As partes de Donatella

Vem, e se aconchega em mim. Se aninha na dobra da minha costela, olha pra mim com os olhos úmidos, sonolentos, resmunga algo ininteligível e volta a dormir. Seus olhos verdes me dizem: Não me machuque, eu sou muito frágil. E é. Move-se feito criança, curiosa e interessada. Tem uma beleza felina e, ao mesmo tempo inocente. Um começo de vida frágil, mas será grande, forte e independente.  Está aprendendo com a melhor.

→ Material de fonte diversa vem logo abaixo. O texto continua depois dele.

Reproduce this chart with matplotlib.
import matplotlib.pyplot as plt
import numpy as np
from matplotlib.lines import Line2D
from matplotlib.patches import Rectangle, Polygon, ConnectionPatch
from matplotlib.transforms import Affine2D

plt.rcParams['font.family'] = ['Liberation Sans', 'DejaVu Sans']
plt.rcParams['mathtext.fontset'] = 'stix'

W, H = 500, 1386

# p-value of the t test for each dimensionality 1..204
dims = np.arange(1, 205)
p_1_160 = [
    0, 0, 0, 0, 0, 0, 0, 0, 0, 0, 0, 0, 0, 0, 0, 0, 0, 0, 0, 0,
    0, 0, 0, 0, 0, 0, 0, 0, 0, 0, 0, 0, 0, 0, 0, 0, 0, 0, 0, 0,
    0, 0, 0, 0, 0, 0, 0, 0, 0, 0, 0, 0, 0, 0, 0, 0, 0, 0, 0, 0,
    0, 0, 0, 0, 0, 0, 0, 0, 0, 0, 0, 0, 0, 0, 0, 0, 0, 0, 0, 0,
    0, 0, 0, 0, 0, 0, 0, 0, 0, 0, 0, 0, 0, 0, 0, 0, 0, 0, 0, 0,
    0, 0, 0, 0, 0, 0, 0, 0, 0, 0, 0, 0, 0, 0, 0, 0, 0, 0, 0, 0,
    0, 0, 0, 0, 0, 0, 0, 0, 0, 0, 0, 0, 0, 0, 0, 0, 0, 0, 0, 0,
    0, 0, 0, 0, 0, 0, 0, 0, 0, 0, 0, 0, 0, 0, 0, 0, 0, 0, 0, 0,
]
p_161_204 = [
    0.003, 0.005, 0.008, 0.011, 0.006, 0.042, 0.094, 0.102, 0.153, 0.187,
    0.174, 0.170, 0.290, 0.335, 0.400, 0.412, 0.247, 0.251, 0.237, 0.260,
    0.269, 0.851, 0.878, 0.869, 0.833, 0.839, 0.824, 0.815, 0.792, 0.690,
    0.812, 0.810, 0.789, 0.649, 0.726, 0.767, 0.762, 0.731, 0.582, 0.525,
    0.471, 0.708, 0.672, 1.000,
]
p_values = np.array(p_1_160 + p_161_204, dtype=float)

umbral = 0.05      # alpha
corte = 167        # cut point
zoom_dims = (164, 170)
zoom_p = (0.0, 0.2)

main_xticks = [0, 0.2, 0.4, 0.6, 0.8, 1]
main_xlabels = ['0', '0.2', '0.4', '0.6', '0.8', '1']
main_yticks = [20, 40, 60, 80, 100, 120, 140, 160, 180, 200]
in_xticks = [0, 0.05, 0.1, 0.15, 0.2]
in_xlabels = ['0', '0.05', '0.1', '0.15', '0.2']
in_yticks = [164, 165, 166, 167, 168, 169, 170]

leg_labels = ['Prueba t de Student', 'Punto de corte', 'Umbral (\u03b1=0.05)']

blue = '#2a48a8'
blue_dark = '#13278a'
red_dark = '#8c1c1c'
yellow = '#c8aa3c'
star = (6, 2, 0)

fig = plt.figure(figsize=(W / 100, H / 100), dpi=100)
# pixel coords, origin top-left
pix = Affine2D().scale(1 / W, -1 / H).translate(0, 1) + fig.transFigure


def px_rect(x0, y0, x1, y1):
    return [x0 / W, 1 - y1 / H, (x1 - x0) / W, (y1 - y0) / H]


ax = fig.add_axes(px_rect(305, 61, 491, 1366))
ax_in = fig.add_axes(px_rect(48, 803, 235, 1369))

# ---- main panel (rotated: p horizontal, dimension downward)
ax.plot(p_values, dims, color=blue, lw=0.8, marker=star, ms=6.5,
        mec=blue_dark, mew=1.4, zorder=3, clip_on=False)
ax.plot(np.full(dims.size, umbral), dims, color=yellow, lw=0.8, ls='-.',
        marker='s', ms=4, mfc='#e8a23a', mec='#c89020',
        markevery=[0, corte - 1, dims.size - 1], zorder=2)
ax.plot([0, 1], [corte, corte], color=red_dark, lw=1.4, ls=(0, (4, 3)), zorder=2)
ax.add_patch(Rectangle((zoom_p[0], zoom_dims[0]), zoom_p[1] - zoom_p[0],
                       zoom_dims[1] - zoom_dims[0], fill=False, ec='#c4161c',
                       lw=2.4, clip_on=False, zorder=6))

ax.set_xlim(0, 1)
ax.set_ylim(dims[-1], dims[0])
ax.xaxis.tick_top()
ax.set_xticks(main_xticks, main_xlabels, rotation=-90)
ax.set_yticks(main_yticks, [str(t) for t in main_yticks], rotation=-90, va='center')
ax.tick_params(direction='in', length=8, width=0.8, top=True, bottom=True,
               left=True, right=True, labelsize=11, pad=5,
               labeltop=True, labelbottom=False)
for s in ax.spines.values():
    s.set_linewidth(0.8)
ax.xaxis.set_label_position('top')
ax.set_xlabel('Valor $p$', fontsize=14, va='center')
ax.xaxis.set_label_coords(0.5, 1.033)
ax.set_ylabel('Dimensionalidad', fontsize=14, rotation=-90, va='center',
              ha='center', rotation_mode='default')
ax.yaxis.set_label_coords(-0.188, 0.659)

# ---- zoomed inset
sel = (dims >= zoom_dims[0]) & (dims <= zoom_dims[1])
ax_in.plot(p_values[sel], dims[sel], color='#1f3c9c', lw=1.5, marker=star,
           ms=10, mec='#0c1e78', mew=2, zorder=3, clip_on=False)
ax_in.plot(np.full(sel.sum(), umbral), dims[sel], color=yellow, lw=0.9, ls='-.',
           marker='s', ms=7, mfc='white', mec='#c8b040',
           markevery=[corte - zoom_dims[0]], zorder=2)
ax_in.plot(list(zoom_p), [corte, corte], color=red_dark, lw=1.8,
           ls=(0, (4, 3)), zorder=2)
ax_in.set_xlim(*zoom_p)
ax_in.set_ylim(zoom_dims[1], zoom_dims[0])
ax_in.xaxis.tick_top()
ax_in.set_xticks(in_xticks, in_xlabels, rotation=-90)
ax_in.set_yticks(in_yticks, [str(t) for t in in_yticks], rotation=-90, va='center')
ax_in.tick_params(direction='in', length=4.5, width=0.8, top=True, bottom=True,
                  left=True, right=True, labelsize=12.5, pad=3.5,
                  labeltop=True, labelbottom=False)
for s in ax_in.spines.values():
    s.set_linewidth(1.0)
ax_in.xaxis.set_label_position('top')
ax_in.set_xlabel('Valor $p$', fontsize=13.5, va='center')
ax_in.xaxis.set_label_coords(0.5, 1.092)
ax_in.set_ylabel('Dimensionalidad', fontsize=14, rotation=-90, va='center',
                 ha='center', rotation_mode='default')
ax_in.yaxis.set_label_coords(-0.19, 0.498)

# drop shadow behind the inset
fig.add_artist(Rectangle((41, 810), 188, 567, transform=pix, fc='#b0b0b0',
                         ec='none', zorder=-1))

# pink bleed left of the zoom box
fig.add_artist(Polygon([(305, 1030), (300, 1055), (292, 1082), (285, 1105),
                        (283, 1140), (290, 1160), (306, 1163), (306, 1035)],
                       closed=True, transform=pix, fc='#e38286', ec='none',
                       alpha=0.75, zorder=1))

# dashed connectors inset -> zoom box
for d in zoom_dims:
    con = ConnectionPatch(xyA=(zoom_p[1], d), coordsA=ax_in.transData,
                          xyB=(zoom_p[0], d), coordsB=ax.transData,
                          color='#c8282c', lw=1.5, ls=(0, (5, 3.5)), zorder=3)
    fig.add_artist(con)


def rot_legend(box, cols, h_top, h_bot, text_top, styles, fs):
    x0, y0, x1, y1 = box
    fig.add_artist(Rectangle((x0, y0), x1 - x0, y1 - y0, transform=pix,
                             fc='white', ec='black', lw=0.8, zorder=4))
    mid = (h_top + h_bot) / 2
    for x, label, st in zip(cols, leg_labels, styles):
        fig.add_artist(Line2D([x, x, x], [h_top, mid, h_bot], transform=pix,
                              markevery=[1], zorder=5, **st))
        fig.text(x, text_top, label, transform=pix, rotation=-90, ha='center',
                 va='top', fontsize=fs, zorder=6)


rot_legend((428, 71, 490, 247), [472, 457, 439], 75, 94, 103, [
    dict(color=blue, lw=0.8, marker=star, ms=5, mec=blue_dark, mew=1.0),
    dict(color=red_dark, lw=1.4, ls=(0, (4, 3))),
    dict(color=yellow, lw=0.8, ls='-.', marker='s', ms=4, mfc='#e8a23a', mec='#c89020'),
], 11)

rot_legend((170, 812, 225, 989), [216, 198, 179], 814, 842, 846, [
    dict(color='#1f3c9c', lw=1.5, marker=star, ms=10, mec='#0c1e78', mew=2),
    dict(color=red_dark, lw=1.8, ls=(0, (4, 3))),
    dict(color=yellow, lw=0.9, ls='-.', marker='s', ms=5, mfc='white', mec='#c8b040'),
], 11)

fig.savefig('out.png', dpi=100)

segunda-feira, 3 de julho de 2017

No caminho do laço



Na leveza de um abraço demorado e natural, flutuando sobre a cidade. Dois corpos embolados, entrelaçados, com a violenta fluidez de uma saudade ainda nem nascida, mas já saciada. Já contemplada de longe e sentida de perto. Saudade já criada, já alimentada; empazinada. A beleza da sinceridade despudorada: o risco que se corre. A noção do tempo, ou ainda, a falta de noção do tempo: Hoje foi ontem e amanhã não se fez, mas já foi. O tempo não anda. Tanto que se pode ser dito, tanto que já foi dito, tanto por dizer. Tanto por fazer e viver. Foda-se o tempo, foda-se o porvir e foda-se muito mais o que houve lá pra trás. Querer estar assim, pra viver de novo o que nunca se conseguiu e assim quem sabe sobrevoar a cidade num abraço etéreo sem amarras nem correias, somente um sentir bilateral e contíguo; de lá pra ali e dali pra cá.